Online markets tracked the same climb. Cards listed on eBay sold around $600 before the gates opened and pushed past $700 later in the night. On Mercari Japan, a secondary marketplace similar to eBay, cards moved for more than $1,000, with the commemorative straw hats fetching over $100. Individual sold listings for the 2 July Los Angeles Dodgers One Piece Night Luffy card reached $1,050 and $1,200. The true market remains impossible to pin down, with supply and demand yet to take full effect.

Dodgers One Piece Night

Why the Cards Command These Prices

The frenzy sits on top of a two-year surge in One Piece card values, which followed the resurgence of Pokemon cards before it. As Pokemon climbed to historic prices, collectors targeted One Piece as the next hot entertainment trading card property, and the same shift reshaped how collectors view promotional freebies once dismissed as mass-printed giveaways. Global demand for both properties has outgrown supply, driven largely by online hype.
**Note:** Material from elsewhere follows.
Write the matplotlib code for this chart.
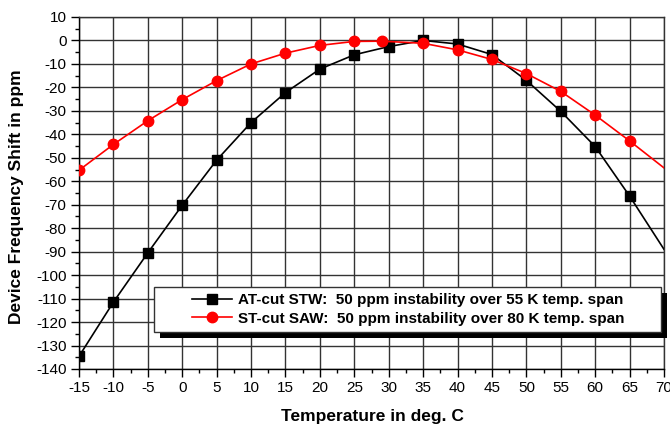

The Dodgers giveaway carries its own precedent. In peak condition, last year’s Dodgers promo card has sold for as much as $19,000, and a PSA 10 graded copy from the 2025 installment sold for $5,300 last month, even with more than 10,000 gem-mint copies already logged on the PSA population report. That track record has fuelled security problems elsewhere. One Piece promo cards handed out at college basketball games this past season overwhelmed schools to the point where St. John’s cancelled its final promo night, reportedly over security concerns. A One Piece collaboration with Musée Grévin, a wax museum in Paris that set out to give away 50,000 cards, was suspended over surging crowds, with the cards that did reach attendees now selling for around $900 on eBay.

The ceiling for any trading card remains far above this promotion. The most expensive trading card ever sold, sports or non-sports, is a Pokemon card that YouTube star Logan Paul sold for nearly $16.5 million at auction in February, a level the Dodgers card is unlikely to reach.

Luffy’s First Pitch and a Dodgers Comeback

The character himself took the mound for the ceremonial first pitch, with Luffy delivering a throw that sailed over Kiké “Kiké” Hernández and toward the backstop. The baseball proved secondary to the giveaway for much of the day, but the Dodgers turned in a result of their own, erasing a 6-0 deficit built by the second inning with 12 unanswered runs for their 26th come-from-behind win of the season. The night closed with a One Piece drone show that ended on a “To be continued” message.